As far as the music (yeah, you know I was in the band that week), they are among the best players playing churches in Los Angeles that tour and record with everyone you'd ever want to name, but WHAT we play varies week to week. The worship leader (whose name I won't mention here since you didn't identify th eplace or the people) writes most of everything that we play and is a fantastic writer, but there are a few different catagories of songs that he tends to write in. This weekend was all things from the "just a couple lyrics again and again" camp that so many have used in recent times, but the hymn that you heard was a thing he does where he adds a section that is always hip and really powerful to an old hymn that for me (and it sounds like you as well) really drives it home with both a traditional and a modern edge.

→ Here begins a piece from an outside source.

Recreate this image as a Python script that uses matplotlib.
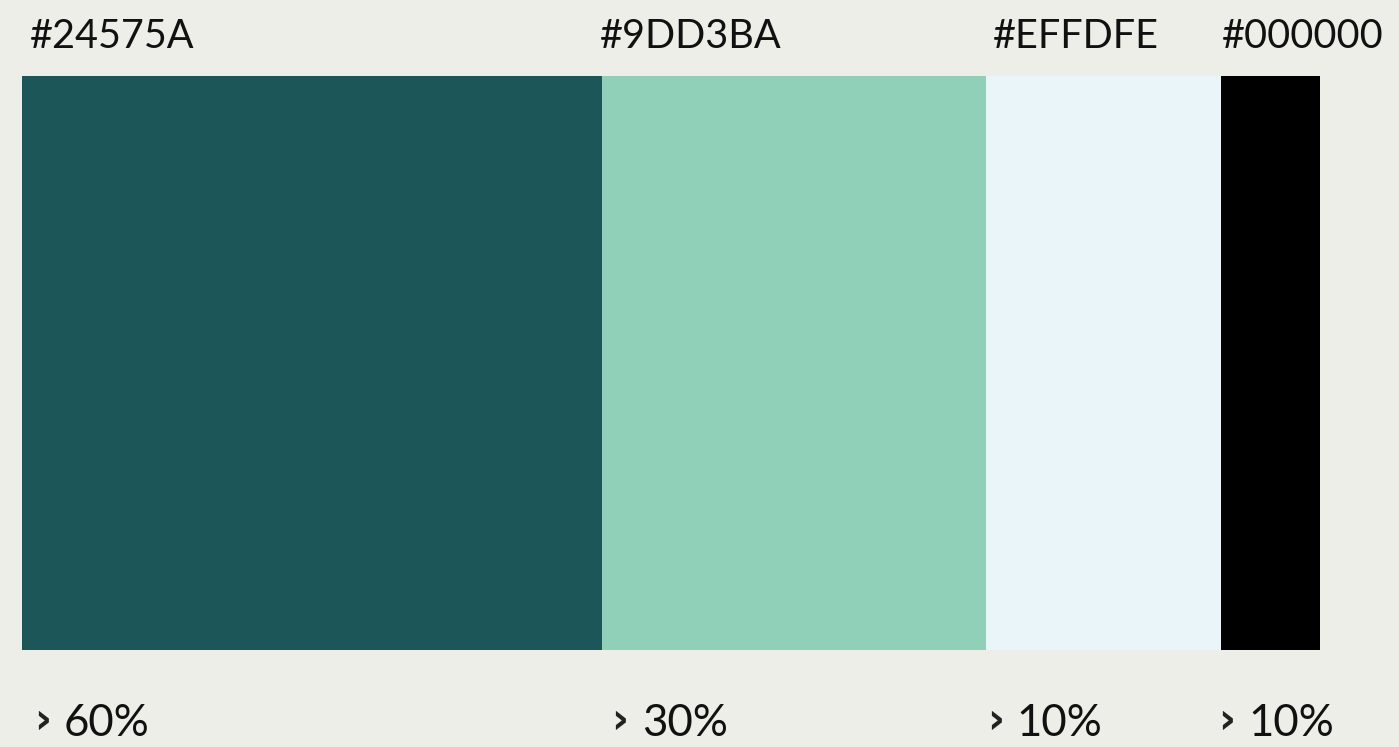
import matplotlib
matplotlib.use("Agg")
import matplotlib.pyplot as plt
import numpy as np

# Data
hex_labels = ["#24575A", "#9DD3BA", "#EFFDFE", "#000000"]
percent_labels = ["60%", "30%", "10%", "10%"]
widths = [580, 384, 235, 99]
bar_colors = ["#1D5659", "#90D0B9", "#EAF5FA", "#000000"]

BG = "#EEEEE8"
W, H = 1399, 747
fig = plt.figure(figsize=(W / 100, H / 100), dpi=100, facecolor=BG)
ax = fig.add_axes([22 / W, (H - 650) / H, (1320 - 22) / W, (650 - 76) / H])
ax.set_facecolor(BG)

lefts = np.concatenate([[0], np.cumsum(widths)[:-1]])
ax.bar(lefts, [1] * len(widths), width=widths, align="edge", color=bar_colors,
       linewidth=0)
ax.set_xlim(0, sum(widths))
ax.set_ylim(0, 1)
ax.axis("off")

font = "Lato"
trans = ax.get_xaxis_transform()
px = 1 / 574.0
head_dx = [8, -2, 7, 1]
for i, (l, lab) in enumerate(zip(lefts, hex_labels)):
    ax.text(l + head_dx[i], 1 + 28 * px, lab, transform=trans, ha="left",
            va="baseline", fontsize=28.5, family=font, color="#111111",
            clip_on=False)

chev_dx = [12, 9, 1, -3]
num_dx = [42, 40, 30, 27]
for i, (l, lab) in enumerate(zip(lefts, percent_labels)):
    ax.text(l + chev_dx[i], -83 * px, "\u203a", transform=trans, ha="left",
            va="baseline", fontsize=30, family="DejaVu Sans", weight="bold",
            color="#222222", clip_on=False)
    ax.text(l + num_dx[i], -86 * px, lab, transform=trans, ha="left",
            va="baseline", fontsize=31.5, family=font, color="#111111",
            clip_on=False)

fig.savefig("out.png", dpi=100, facecolor=BG)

Anyways, it was nice to look out from behind my music stand and see you guys there!

Anonymous said...

I recommended your blog to my workshop at the Oregon Christian Writer's Conference. The workshop was called "Sharing God with the Next Generation." And this post about church is just perfect. Exactly what my class full of grandmas needs to read. :)

Anonymous said...

Church music is a funny thing isn't it? After years of repeated praise choruses, I'm now singing mostly classical. At least, it's over 50 years old. Mozart's K192 was last Sunday, radical for Angelinos. Classical has its own repeated choruses, with lots more tied notes. However, Stuart Townend is truly one of my favorite writers now. I wish he'd do more.

Anonymous said...

Hi Susan, Long time no speak. Cathryn was so funny when I bumped into her at Trader Joe's yesterday. After we spoke I asked her how you've been and she said, "You'll have to read her blog" which I thought was so mod of her. SO! Here I am. Catching up on you and your new husband-to-be.

I love reading what you write. I love hearing your thoughts and feelings. Just wanted to say hi and send you lots of love and good wishes as you get married!